Baby sleep. I believe, aside from what kind of sustenance you feed your baby (breast milk vs. formula), how you handle their sleep must be the most guilt-inducing and divisive topic for parents in today’s informative world.
As you can tell by the title of this post, my husband and I sleep trained our baby. Before I talk about how wonderful of a gift sleep training was for all of us (and I absolutely include our daughter in that statement), I want to share a little bit of our pre-baby plans.
Pre-baby plans are now an adorable part of my past. My 9 month pregnant self was ready to take on this parenting thing with vigor. I had all the books, all the knowledge, and all the patience necessary to be a baby-wearing, cloth-diapering, baby-led-weaning, bed-sharing, breastfeeding, attachment parent. (By the way, I typed that last sentence in one breath). What a lucky little girl I was about to bring into this world, I thought. I’m giving her exactly what she wants and needs, I thought. Pride was the name of my game in those last blissful weeks of not knowing anything about what I was actually getting myself into.
Can you guess, by the tone of that last paragraph, where this story leads? In short, I didn’t realize how strong a newborn’s personality already is when they’re just months old. After the first sleepy weeks, our daughter had enough of the cuddling. I couldn’t wear her without many loud protests on her part. Out with the baby-wearing.
Bed-sharing was another disaster. We were, again, astounded at our little one’s capacity for protesting louder than we thought possible. The next best thing, I thought, would be to hold her to sleep, and place her in her crib, but sleep never came easily. I don’t think I’ll ever forget the red, screaming face of my beloved child, as I sang lullabies, offered her my breast and rocked her for up to an hour. My husband and I took shifts trying to rock her to sleep. Finally, I think she only ever fell asleep because screaming wore her down. I don’t know that my efforts to soothe her ever really mattered.
Here is our sleep training story:
My husband is a teacher, and had the whole summer with our daughter starting when she turned five months old. I went back to work that first summer, leaving my husband at home alone with the colicky child that had so far eluded any attempt I made to soothe her at bedtime. Within days, my amazing, pragmatic husband discovered our daughter’s true preference. You see, he never agreed with the idea that we should be rocking her for hours trying to get her to sleep. If she was going to scream in any case, why not try sleep training her?
When I was home, I never made it five minutes into a sleep training attempt without falling apart myself. When I left for work, my husband started the routine. A diaper change, a small massage, a lullaby, and a cuddle. He then placed our content baby in her crib and walked away. Yes, she screamed, but here’s the amazing fact about our story: she screamed at most for 15 minutes. By the third day she was falling asleep without a peep. Every time.
She sleep trained us.
One of the major ideas in attachment parenting is that you should let your child guide you. I was so caught up in the idea that most babies prefer to be worn and to bed-share, so my baby must want the same. I think about how miserable she was in my arms, and how it never occurred to me that she might just be independent.

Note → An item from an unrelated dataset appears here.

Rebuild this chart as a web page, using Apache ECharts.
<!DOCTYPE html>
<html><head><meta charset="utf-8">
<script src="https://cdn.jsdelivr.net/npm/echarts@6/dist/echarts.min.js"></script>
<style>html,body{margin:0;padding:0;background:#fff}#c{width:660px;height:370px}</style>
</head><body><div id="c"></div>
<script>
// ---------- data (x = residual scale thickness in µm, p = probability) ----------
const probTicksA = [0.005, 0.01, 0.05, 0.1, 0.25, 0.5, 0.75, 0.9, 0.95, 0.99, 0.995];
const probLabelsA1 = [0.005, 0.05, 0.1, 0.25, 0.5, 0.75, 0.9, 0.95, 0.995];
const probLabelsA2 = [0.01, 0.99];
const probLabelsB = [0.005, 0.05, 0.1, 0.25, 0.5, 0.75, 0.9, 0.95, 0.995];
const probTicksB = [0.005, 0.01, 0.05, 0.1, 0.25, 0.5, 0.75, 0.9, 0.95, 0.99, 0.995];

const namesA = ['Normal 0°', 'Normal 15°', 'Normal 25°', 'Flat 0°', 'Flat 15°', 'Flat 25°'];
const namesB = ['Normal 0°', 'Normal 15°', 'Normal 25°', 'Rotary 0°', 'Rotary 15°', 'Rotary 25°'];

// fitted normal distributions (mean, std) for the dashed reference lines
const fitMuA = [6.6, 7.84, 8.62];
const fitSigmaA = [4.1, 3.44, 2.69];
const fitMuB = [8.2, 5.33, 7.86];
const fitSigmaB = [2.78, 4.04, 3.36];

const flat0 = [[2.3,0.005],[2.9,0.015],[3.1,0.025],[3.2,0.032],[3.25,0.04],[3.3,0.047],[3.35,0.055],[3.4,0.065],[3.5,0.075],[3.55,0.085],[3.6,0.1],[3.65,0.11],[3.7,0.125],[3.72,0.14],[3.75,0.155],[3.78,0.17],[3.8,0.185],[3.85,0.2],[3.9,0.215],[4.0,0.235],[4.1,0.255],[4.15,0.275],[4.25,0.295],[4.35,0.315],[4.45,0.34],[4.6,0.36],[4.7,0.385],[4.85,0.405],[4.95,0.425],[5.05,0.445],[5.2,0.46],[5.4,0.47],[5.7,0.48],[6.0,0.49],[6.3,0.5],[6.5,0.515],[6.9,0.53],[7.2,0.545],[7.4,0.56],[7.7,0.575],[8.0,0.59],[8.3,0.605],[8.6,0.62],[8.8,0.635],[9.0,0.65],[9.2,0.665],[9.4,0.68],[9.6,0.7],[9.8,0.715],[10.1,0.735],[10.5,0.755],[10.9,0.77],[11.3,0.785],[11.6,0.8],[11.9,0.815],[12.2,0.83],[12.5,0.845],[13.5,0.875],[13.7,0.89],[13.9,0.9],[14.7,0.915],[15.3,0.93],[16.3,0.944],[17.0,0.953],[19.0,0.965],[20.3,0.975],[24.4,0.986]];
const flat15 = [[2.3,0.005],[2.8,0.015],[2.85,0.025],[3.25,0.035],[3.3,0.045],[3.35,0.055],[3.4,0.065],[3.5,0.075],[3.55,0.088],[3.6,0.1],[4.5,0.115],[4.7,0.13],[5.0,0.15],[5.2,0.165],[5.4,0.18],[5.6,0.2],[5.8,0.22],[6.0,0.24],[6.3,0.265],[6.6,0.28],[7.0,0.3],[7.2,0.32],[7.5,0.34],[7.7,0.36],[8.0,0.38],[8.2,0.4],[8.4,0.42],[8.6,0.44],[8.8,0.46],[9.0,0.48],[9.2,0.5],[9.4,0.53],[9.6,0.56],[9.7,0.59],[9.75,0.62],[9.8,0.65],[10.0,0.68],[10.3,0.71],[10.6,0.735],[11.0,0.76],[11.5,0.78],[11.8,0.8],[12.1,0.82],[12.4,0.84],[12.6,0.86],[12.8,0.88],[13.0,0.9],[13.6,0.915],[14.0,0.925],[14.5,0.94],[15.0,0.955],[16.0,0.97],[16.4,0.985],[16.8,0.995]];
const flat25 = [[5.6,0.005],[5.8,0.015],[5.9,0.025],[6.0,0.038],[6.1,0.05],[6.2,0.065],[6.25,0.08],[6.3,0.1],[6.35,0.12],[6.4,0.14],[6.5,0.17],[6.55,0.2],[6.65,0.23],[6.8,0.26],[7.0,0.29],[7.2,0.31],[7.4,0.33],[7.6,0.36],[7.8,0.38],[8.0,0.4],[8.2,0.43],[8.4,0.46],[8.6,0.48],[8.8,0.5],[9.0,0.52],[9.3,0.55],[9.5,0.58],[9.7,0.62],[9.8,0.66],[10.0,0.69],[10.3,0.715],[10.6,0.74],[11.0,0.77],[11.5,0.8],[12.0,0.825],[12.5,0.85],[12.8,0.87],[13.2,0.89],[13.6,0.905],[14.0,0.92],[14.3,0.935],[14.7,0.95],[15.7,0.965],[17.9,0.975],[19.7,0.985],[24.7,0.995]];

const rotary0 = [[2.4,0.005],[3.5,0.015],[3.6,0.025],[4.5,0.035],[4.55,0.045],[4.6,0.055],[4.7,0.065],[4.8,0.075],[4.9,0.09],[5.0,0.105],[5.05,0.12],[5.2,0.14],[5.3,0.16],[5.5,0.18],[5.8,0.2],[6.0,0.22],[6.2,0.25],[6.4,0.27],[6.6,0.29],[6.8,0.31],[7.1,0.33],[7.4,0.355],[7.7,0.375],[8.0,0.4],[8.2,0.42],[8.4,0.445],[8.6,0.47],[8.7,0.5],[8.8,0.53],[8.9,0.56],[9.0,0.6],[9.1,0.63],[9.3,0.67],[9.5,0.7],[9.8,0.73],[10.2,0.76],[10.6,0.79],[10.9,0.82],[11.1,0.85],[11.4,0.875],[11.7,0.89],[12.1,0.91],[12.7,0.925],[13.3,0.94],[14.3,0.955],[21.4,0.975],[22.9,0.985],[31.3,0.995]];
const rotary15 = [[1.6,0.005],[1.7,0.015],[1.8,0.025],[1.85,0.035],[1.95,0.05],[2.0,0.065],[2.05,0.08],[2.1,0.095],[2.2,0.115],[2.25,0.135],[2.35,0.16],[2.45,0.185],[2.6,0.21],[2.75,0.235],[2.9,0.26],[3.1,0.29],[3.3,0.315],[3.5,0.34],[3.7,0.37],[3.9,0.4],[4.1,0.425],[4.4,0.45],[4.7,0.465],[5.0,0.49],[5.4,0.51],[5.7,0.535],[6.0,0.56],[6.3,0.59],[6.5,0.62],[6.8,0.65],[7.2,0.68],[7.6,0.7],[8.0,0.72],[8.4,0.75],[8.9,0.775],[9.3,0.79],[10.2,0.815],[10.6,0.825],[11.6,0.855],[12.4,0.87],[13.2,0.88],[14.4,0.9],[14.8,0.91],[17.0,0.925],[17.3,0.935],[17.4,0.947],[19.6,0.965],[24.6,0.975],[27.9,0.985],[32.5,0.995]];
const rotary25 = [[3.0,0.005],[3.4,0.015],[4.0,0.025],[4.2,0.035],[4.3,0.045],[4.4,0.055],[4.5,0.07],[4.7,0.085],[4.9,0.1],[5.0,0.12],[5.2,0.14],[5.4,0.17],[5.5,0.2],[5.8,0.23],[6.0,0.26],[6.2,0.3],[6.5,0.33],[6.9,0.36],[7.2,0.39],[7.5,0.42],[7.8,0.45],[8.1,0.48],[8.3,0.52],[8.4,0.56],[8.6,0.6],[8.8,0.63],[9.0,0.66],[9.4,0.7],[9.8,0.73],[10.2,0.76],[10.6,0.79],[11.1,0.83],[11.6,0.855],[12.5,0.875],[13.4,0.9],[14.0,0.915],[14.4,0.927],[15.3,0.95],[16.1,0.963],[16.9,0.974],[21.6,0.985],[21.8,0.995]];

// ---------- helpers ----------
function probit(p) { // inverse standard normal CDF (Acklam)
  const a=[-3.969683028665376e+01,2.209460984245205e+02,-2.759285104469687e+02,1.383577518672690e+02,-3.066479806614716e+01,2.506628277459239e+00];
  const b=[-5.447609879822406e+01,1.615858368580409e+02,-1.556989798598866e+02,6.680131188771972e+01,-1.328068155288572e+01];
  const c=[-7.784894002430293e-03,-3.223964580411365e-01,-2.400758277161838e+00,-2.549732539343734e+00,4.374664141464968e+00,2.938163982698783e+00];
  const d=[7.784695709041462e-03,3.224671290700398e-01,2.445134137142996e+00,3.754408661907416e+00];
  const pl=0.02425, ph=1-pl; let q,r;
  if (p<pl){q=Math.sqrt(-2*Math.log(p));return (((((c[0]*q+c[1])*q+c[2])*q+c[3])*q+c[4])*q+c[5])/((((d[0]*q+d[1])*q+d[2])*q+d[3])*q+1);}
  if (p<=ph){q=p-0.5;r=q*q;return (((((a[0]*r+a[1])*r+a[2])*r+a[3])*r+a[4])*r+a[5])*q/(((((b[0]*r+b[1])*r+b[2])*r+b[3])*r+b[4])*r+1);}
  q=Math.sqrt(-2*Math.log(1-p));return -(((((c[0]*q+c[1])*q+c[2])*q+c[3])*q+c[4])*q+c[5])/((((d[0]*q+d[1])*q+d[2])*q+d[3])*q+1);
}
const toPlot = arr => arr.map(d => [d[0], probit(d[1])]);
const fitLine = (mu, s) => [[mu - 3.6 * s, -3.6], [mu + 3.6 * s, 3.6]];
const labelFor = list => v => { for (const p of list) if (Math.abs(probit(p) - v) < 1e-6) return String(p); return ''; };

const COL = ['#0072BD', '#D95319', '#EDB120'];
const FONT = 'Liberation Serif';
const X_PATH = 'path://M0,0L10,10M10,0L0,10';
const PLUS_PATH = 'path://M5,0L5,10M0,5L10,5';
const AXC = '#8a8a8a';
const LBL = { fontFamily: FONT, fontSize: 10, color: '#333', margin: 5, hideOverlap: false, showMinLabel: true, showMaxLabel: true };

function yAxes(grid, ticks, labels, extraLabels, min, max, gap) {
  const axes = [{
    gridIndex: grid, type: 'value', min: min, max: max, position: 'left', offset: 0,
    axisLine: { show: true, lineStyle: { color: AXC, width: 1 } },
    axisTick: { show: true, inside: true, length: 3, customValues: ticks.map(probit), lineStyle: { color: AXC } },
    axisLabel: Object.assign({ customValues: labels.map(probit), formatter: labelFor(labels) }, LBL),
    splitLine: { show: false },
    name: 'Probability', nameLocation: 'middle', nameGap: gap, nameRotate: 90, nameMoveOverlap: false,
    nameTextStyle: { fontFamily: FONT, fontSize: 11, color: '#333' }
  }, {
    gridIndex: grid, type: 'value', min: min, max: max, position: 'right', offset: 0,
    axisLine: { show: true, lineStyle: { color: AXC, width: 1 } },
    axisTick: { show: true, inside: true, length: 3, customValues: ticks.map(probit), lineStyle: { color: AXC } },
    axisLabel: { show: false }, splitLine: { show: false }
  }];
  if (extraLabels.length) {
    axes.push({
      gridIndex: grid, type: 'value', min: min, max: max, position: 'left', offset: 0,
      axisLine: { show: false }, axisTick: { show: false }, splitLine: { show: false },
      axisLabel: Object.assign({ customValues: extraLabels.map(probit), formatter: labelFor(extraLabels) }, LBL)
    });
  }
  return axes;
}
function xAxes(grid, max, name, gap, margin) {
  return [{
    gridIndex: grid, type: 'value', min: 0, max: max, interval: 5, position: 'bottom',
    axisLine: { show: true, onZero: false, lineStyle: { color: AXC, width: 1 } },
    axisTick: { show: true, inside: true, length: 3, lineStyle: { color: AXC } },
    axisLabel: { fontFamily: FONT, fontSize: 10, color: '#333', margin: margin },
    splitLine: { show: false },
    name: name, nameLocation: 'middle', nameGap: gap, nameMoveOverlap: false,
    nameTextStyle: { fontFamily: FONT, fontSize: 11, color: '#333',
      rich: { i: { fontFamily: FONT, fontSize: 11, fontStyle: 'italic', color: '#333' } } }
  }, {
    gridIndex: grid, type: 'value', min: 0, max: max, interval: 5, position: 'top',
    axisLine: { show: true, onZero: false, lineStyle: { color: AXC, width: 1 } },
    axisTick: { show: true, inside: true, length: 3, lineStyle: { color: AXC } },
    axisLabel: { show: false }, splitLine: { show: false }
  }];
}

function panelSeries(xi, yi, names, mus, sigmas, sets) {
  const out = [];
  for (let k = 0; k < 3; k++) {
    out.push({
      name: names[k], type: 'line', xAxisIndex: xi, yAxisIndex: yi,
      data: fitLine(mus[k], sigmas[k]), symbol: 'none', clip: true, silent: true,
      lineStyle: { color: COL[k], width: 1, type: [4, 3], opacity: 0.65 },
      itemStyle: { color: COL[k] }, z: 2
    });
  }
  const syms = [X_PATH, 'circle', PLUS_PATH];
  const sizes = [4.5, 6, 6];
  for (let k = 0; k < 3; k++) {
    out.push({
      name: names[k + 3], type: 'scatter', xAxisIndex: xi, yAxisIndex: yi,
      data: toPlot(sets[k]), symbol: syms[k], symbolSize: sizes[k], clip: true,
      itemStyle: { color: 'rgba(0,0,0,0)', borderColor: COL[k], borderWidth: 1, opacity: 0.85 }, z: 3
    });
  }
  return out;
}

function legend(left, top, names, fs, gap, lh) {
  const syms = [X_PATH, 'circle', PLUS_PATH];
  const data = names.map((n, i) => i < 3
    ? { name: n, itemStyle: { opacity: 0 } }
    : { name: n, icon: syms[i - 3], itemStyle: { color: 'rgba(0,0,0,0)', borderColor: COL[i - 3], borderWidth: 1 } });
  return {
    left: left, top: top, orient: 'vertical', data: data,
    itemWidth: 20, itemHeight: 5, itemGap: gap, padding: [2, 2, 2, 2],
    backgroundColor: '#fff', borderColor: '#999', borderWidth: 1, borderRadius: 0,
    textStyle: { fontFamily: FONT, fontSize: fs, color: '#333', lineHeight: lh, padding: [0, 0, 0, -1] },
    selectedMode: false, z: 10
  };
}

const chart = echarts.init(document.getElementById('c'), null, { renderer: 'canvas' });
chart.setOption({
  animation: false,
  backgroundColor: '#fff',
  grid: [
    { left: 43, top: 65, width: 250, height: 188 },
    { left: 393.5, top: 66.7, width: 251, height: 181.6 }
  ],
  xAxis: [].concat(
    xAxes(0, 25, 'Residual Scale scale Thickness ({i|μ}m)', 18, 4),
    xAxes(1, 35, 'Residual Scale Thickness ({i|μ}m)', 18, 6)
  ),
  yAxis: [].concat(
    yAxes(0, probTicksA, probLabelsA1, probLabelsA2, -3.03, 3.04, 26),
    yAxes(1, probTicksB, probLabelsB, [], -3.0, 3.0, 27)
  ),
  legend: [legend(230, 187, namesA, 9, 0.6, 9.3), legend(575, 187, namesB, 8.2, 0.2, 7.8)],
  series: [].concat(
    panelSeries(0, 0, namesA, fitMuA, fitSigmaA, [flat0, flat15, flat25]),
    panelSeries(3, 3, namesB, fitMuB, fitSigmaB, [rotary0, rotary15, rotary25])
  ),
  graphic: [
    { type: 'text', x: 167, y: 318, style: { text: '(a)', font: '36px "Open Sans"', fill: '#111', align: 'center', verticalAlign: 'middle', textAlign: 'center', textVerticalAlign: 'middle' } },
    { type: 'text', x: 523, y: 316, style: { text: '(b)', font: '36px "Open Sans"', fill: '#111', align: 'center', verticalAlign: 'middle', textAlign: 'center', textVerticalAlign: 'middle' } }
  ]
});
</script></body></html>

I feel blessed. I already shared how much my husband has taught me in an earlier post. Here is yet another example. I had all of my plans for E’s babyhood before she was born. Problem is, she didn’t have the same plans. Thanks to my husband, we followed her lead.
Baby sleep is probably one of the more frustrating adjustments when you first embark on the parenthood train. My story isn’t intended to make you feel like you shouldn’t plan at all. You should plan, and set goals, and know what you prefer. I just mean to forewarn you that your preferences might not rule the day when it comes to a newborn. Listen to your baby, even if what your baby says goes against what all the experts out there are saying. (Just don’t, you know, let your baby’s preferences endanger them!)
I love this! My oldest daughter was the same way! She slept in her crib in her room after two months because she wanted that independence. She hated co sleeping unlike her older brother. This is a great post not just about sleep training (which is hard but wonderful!) but also about adjusting your parenting to the child not to your plan
Thank you, Rhonda! Yes – parenting is a very quick road to enlightenment…and learning to let go of everything you thought you knew and wanted!